The most dangerous link? The one that half-loads. It implies the system still works – and delays detection.
Detection and Prevention Mechanisms
Identifying broken links requires structured, continuous checks. Prevention depends on audit discipline.
- Use automated crawlers (Screaming Frog, Ahrefs, internal tools)
- Prioritize structural reviews before site migrations
- Flag third-party links in CMS for quarterly validation
- Favor relative paths for internal content when feasible
- Integrate logging scripts to capture 404 and 410 codes
Not all 404s are equal. Some are transient, others permanent. Context matters: is it a content archive or a shopping cart? Missing links in transactional paths degrade performance metrics far faster than those in historical blog posts.
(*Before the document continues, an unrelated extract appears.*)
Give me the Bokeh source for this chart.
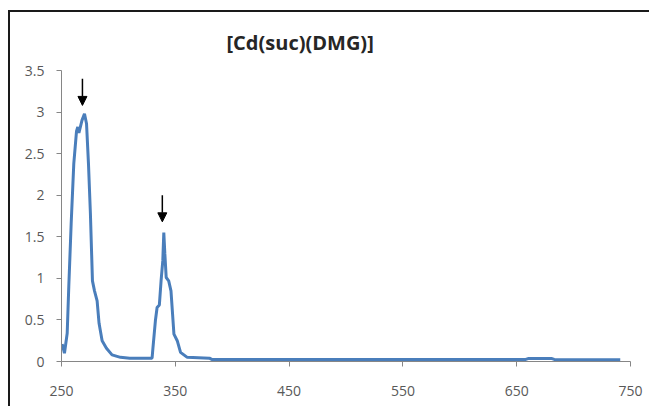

Silence in a report, no 404s, no warnings, should not be mistaken for absence. Sometimes it reflects insufficient visibility. Sometimes it’s just a delay.
Integrating Broken Link Monitoring into QA
Quality assurance protocols often overlook link integrity – or treat it as a post-deployment concern. This separation is flawed. Link stability is not just user-facing, it is architectural.
A comprehensive QA flow integrates:
– Real-time error logging during staging
– Comparative link map reviews (pre/post-deploy)
– Regression tests targeting known failure points
– Periodic manual checks of cornerstone content
One CMS audit in early spring revealed a surprising pattern: links to internal documentation failed at higher rates during seasonal updates. Not because of technical gaps, but editorial oversight. URL paths were changed without redirect chains. A small mistake. Recurring. Predictable. That’s the risk: human patterns mirrored in broken links. Not spectacular failures – structural friction. And sometimes, that’s worse.
A Link Is Never Just a Link
Behind each hyperlink sits a promise, of direction, of destination, of design. When that promise fails, the failure is not isolated. It spreads.
Digital environments are fragile in ways we don’t always measure. A failed contact page, a vanished product URL, a broken sitemap. None catastrophic, until a user notices. Then another. Then many. This isn’t just about SEO. It’s about credibility.
To design for resilience, teams must think in decay cycles. What expires, when, and why. Not all links last, but some must. And knowing the difference becomes part of long-term architecture. Architecture isn’t the interface. It’s the quiet structure beneath the flow. And that’s where the damage starts – and the fix begins.